From the listing below, pull out the lines that hold "document".
—————
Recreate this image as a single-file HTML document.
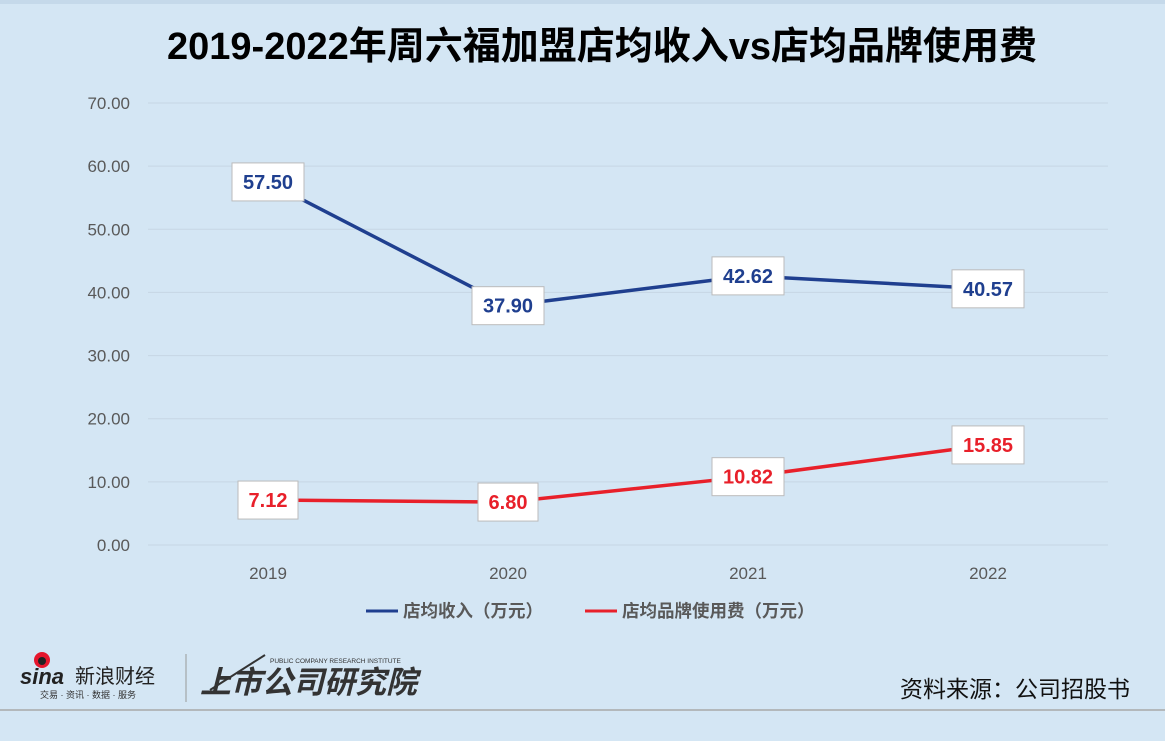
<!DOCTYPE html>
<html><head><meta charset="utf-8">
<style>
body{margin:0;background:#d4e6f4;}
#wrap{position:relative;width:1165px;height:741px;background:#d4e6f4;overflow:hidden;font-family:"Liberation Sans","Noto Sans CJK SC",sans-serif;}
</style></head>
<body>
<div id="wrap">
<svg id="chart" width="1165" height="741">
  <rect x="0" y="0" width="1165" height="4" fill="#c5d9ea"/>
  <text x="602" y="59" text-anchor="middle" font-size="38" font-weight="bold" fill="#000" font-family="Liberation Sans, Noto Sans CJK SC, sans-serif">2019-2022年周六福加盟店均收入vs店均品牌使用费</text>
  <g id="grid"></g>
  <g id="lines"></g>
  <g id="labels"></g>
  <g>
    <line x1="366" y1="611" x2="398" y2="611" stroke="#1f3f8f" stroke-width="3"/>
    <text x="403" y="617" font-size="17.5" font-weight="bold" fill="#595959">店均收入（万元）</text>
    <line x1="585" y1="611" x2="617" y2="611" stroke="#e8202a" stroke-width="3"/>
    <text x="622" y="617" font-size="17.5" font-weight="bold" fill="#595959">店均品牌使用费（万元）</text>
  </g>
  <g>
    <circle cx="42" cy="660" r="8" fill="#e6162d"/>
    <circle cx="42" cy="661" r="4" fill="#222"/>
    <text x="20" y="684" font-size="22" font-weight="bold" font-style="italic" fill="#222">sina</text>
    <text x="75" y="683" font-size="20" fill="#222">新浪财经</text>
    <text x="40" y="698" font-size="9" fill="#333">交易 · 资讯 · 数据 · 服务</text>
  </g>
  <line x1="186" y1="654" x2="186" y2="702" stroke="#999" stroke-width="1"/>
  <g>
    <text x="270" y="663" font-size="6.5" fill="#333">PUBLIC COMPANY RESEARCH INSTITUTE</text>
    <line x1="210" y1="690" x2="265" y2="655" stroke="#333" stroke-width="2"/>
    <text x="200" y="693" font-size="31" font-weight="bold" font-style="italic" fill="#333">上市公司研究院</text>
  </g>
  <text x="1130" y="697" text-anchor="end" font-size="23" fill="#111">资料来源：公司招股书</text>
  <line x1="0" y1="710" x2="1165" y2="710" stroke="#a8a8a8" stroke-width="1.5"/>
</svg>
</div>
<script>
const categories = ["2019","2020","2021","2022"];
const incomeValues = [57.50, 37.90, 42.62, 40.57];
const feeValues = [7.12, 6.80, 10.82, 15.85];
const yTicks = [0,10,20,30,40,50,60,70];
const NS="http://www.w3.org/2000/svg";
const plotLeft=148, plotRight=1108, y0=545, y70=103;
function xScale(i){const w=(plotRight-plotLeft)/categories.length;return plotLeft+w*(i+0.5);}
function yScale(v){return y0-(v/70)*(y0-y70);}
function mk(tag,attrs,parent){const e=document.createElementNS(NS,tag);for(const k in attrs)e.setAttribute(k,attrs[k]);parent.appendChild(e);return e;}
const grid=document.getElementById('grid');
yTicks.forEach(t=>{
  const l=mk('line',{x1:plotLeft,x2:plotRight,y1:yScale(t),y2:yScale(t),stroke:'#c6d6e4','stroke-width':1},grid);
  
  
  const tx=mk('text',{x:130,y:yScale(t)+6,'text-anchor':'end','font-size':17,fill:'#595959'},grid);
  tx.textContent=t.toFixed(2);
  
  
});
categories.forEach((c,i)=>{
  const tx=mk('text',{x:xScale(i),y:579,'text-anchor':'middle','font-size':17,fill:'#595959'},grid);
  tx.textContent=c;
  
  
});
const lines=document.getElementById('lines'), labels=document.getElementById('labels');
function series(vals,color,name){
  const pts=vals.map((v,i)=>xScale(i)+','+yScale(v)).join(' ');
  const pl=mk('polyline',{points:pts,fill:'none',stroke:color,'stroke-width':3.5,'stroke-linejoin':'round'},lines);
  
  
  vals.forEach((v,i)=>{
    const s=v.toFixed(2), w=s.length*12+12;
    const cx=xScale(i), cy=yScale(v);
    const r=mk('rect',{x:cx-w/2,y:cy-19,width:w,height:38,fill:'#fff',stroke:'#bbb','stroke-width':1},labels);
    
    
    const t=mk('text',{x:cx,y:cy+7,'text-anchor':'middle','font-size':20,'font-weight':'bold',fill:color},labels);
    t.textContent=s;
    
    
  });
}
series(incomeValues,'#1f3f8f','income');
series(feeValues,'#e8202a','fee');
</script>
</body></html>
—————
• _Solved problem_:
Recreate this image as a single-file HTML document.
function mk(tag,attrs,parent){const e=document.createElementNS(NS,tag);for(const k in attrs)e.setAttribute(k,attrs[k]);parent.appendChild(e);return e;}
const grid=document.getElementById('grid');
const lines=document.getElementById('lines'), labels=document.getElementById('labels');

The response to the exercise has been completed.